* _REQUIRED TASK_
Copy the data exactly as it appears, and do not include any pictures.

* _DATA PROVIDED_
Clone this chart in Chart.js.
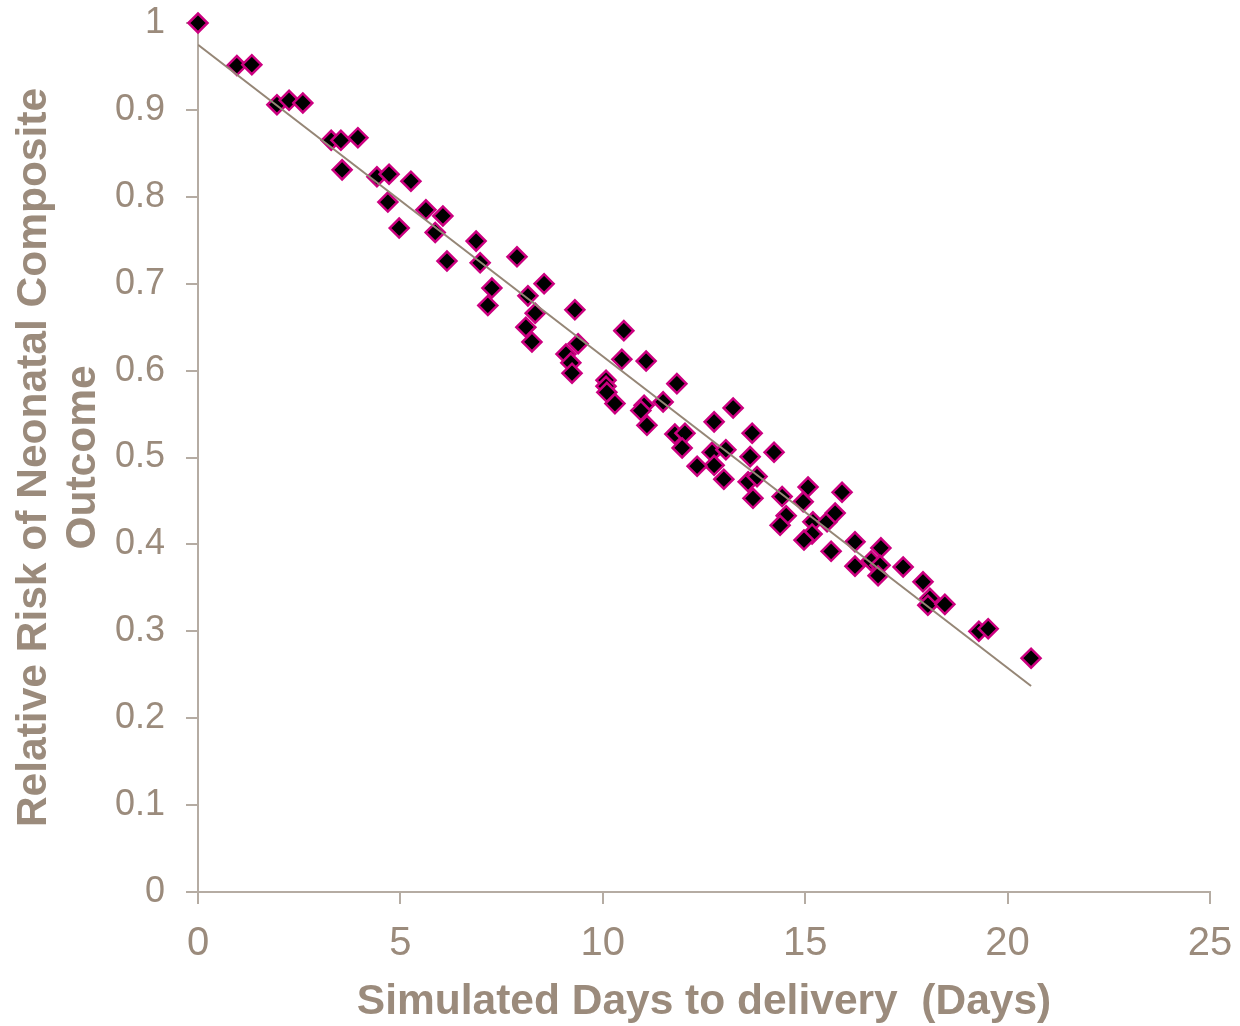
<!DOCTYPE html>
<html>
<head>
<meta charset="utf-8">
<title>Relative Risk of Neonatal Composite Outcome</title>
<script src="https://cdn.jsdelivr.net/npm/chart.js@4/dist/chart.umd.min.js"></script>
<style>
  html, body { margin: 0; padding: 0; background: #ffffff; }
  canvas { display: block; }
</style>
</head>
<body>
<canvas id="chart" width="1240" height="1026"></canvas>
<script>
// Simulated days to delivery (x) and relative risk of the composite outcome (y)
const days = [
  0, 0.96, 1.33, 1.95, 2.25, 2.59, 3.29, 3.53, 3.95, 3.56,
  4.42, 4.72, 5.26, 4.69, 4.97, 5.63, 5.86, 6.05, 6.15, 6.87,
  6.97, 7.88, 7.26, 7.16, 8.15, 8.55, 8.33, 8.10, 8.25, 9.31,
  9.39, 9.09, 9.21, 9.24, 10.52, 10.47, 11.07, 10.08, 10.08, 10.10,
  10.30, 11.02, 10.94, 11.09, 11.49, 11.83, 13.22, 12.75, 11.78, 12.03,
  11.96, 13.69, 12.70, 13.04, 12.75, 12.33, 13.64, 14.23, 12.99, 13.59,
  13.81, 13.71, 14.43, 15.07, 14.95, 15.91, 14.53, 14.38, 15.19, 15.54,
  15.74, 15.17, 14.97, 15.64, 16.23, 16.23, 16.63, 16.87, 16.85, 16.80,
  17.42, 17.91, 18.08, 18.03, 18.45, 19.29, 19.52, 20.58
];
const relativeRisk = [
  1.000, 0.951, 0.952, 0.906, 0.911, 0.908, 0.865, 0.865, 0.868, 0.831,
  0.823, 0.826, 0.818, 0.794, 0.764, 0.785, 0.759, 0.778, 0.726, 0.749,
  0.724, 0.731, 0.695, 0.675, 0.686, 0.700, 0.666, 0.650, 0.633, 0.670,
  0.631, 0.619, 0.609, 0.597, 0.646, 0.613, 0.611, 0.589, 0.582, 0.575,
  0.562, 0.560, 0.554, 0.537, 0.564, 0.585, 0.557, 0.541, 0.527, 0.528,
  0.511, 0.528, 0.506, 0.509, 0.491, 0.490, 0.501, 0.506, 0.475, 0.472,
  0.478, 0.453, 0.455, 0.466, 0.449, 0.460, 0.433, 0.422, 0.426, 0.426,
  0.436, 0.412, 0.405, 0.392, 0.403, 0.375, 0.381, 0.396, 0.376, 0.364,
  0.374, 0.357, 0.338, 0.330, 0.331, 0.300, 0.303, 0.269
];

// Linear trend line end points
const trendDays = [0, 20.58];
const trendRisk = [0.975, 0.237];

// Axis tick settings
const xTickStep = 5;
const yTickStep = 0.1;
const xRange = [0, 25];
const yRange = [0, 1];

const xTitle = 'Simulated Days to delivery  (Days)';
const yTitle = ['Relative Risk of Neonatal Composite', 'Outcome'];

const textColor = '#9b8b7c';
const axisColor = '#b5aca3';
const fontFamily = '"Liberation Sans", Arial, Helvetica, sans-serif';

const points = days.map((d, i) => ({ x: d, y: relativeRisk[i] }));
const trend = trendDays.map((d, i) => ({ x: d, y: trendRisk[i] }));

new Chart(document.getElementById('chart'), {
  type: 'scatter',
  data: {
    datasets: [
      {
        type: 'line',
        label: 'Trend',
        data: trend,
        borderColor: '#958676',
        borderWidth: 2,
        pointRadius: 0,
        fill: false,
        order: 0
      },
      {
        label: 'Relative risk',
        data: points,
        pointStyle: 'rectRot',
        pointRadius: 9.5,
        pointHoverRadius: 9.5,
        backgroundColor: '#000000',
        borderColor: '#cc0080',
        borderWidth: 2.5,
        clip: false,
        order: 1
      }
    ]
  },
  options: {
    responsive: false,
    animation: false,
    devicePixelRatio: 1,
    layout: { padding: { top: 23, right: 30, left: 0, bottom: 0 } },
    plugins: {
      legend: { display: false },
      tooltip: { enabled: false }
    },
    scales: {
      x: {
        type: 'linear',
        min: xRange[0],
        max: xRange[1],
        afterFit: (s) => { s.height = 134; s.paddingLeft = 0; s.paddingRight = 0; },
        ticks: {
          stepSize: xTickStep,
          color: textColor,
          font: { family: fontFamily, size: 40 },
          padding: 16,
          maxRotation: 0
        },
        grid: {
          display: true,
          drawOnChartArea: false,
          drawTicks: true,
          tickLength: 12,
          color: axisColor,
          lineWidth: 2
        },
        border: { display: true, color: axisColor, width: 2 },
        title: {
          display: true,
          text: xTitle,
          color: textColor,
          font: { family: fontFamily, size: 42.5, weight: 'bold', lineHeight: 1.1 },
          padding: { top: 0, bottom: 0 }
        }
      },
      y: {
        type: 'linear',
        min: yRange[0],
        max: yRange[1],
        afterFit: (s) => { s.width = 198; s.paddingTop = 0; s.paddingBottom = 0; },
        ticks: {
          stepSize: yTickStep,
          color: textColor,
          font: { family: fontFamily, size: 36 },
          padding: 21,
          callback: (v) => String(Math.round(v * 10) / 10)
        },
        grid: {
          display: true,
          drawOnChartArea: false,
          drawTicks: true,
          tickLength: 12,
          color: axisColor,
          lineWidth: 2
        },
        border: { display: true, color: axisColor, width: 2 },
        title: {
          display: true,
          text: yTitle,
          color: textColor,
          font: { family: fontFamily, size: 42.5, weight: 'bold', lineHeight: 1.15 },
          padding: { top: 10, bottom: 0 }
        }
      }
    }
  }
});
</script>
</body>
</html>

* _IN RESPONSE_
Clone this chart in Chart.js.
<!DOCTYPE html>
<html>
<head>
<meta charset="utf-8">
<title>Relative Risk of Neonatal Composite Outcome</title>
<script src="https://cdn.jsdelivr.net/npm/chart.js@4/dist/chart.umd.min.js"></script>
<style>
  html, body { margin: 0; padding: 0; background: #ffffff; }
  canvas { display: block; }
</style>
</head>
<body>
<canvas id="chart" width="1240" height="1026"></canvas>
<script>
// Simulated days to delivery (x) and relative risk of the composite outcome (y)
const days = [
  0, 0.96, 1.33, 1.95, 2.25, 2.59, 3.29, 3.53, 3.95, 3.56,
  4.42, 4.72, 5.26, 4.69, 4.97, 5.63, 5.86, 6.05, 6.15, 6.87,
  6.97, 7.88, 7.26, 7.16, 8.15, 8.55, 8.33, 8.10, 8.25, 9.31,
  9.39, 9.09, 9.21, 9.24, 10.52, 10.47, 11.07, 10.08, 10.08, 10.10,
  10.30, 11.02, 10.94, 11.09, 11.49, 11.83, 13.22, 12.75, 11.78, 12.03,
  11.96, 13.69, 12.70, 13.04, 12.75, 12.33, 13.64, 14.23, 12.99, 13.59,
  13.81, 13.71, 14.43, 15.07, 14.95, 15.91, 14.53, 14.38, 15.19, 15.54,
  15.74, 15.17, 14.97, 15.64, 16.23, 16.23, 16.63, 16.87, 16.85, 16.80,
  17.42, 17.91, 18.08, 18.03, 18.45, 19.29, 19.52, 20.58
];
const relativeRisk = [
  1.000, 0.951, 0.952, 0.906, 0.911, 0.908, 0.865, 0.865, 0.868, 0.831,
  0.823, 0.826, 0.818, 0.794, 0.764, 0.785, 0.759, 0.778, 0.726, 0.749,
  0.724, 0.731, 0.695, 0.675, 0.686, 0.700, 0.666, 0.650, 0.633, 0.670,
  0.631, 0.619, 0.609, 0.597, 0.646, 0.613, 0.611, 0.589, 0.582, 0.575,
  0.562, 0.560, 0.554, 0.537, 0.564, 0.585, 0.557, 0.541, 0.527, 0.528,
  0.511, 0.528, 0.506, 0.509, 0.491, 0.490, 0.501, 0.506, 0.475, 0.472,
  0.478, 0.453, 0.455, 0.466, 0.449, 0.460, 0.433, 0.422, 0.426, 0.426,
  0.436, 0.412, 0.405, 0.392, 0.403, 0.375, 0.381, 0.396, 0.376, 0.364,
  0.374, 0.357, 0.338, 0.330, 0.331, 0.300, 0.303, 0.269
];

// Linear trend line end points
const trendDays = [0, 20.58];
const trendRisk = [0.975, 0.237];

// Axis tick settings
const xTickStep = 5;
const yTickStep = 0.1;
const xRange = [0, 25];
const yRange = [0, 1];

const xTitle = 'Simulated Days to delivery  (Days)';
const yTitle = ['Relative Risk of Neonatal Composite', 'Outcome'];

const textColor = '#9b8b7c';
const axisColor = '#b5aca3';
const fontFamily = '"Liberation Sans", Arial, Helvetica, sans-serif';

const points = days.map((d, i) => ({ x: d, y: relativeRisk[i] }));
const trend = trendDays.map((d, i) => ({ x: d, y: trendRisk[i] }));

new Chart(document.getElementById('chart'), {
  type: 'scatter',
  data: {
    datasets: [
      {
        type: 'line',
        label: 'Trend',
        data: trend,
        borderColor: '#958676',
        borderWidth: 2,
        pointRadius: 0,
        fill: false,
        order: 0
      },
      {
        label: 'Relative risk',
        data: points,
        pointStyle: 'rectRot',
        pointRadius: 9.5,
        pointHoverRadius: 9.5,
        backgroundColor: '#000000',
        borderColor: '#cc0080',
        borderWidth: 2.5,
        clip: false,
        order: 1
      }
    ]
  },
  options: {
    responsive: false,
    animation: false,
    devicePixelRatio: 1,
    layout: { padding: { top: 23, right: 30, left: 0, bottom: 0 } },
    plugins: {
      legend: { display: false },
      tooltip: { enabled: false }
    },
    scales: {
      x: {
        type: 'linear',
        min: xRange[0],
        max: xRange[1],
        afterFit: (s) => { s.height = 134; s.paddingLeft = 0; s.paddingRight = 0; },
        ticks: {
          stepSize: xTickStep,
          color: textColor,
          font: { family: fontFamily, size: 40 },
          padding: 16,
          maxRotation: 0
        },
        grid: {
          display: true,
          drawOnChartArea: false,
          drawTicks: true,
          tickLength: 12,
          color: axisColor,
          lineWidth: 2
        },
        border: { display: true, color: axisColor, width: 2 },
        title: {
          display: true,
          text: xTitle,
          color: textColor,
          font: { family: fontFamily, size: 42.5, weight: 'bold', lineHeight: 1.1 },
          padding: { top: 0, bottom: 0 }
        }
      },
      y: {
        type: 'linear',
        min: yRange[0],
        max: yRange[1],
        afterFit: (s) => { s.width = 198; s.paddingTop = 0; s.paddingBottom = 0; },
        ticks: {
          stepSize: yTickStep,
          color: textColor,
          font: { family: fontFamily, size: 36 },
          padding: 21,
          callback: (v) => String(Math.round(v * 10) / 10)
        },
        grid: {
          display: true,
          drawOnChartArea: false,
          drawTicks: true,
          tickLength: 12,
          color: axisColor,
          lineWidth: 2
        },
        border: { display: true, color: axisColor, width: 2 },
        title: {
          display: true,
          text: yTitle,
          color: textColor,
          font: { family: fontFamily, size: 42.5, weight: 'bold', lineHeight: 1.15 },
          padding: { top: 10, bottom: 0 }
        }
      }
    }
  }
});
</script>
</body>
</html>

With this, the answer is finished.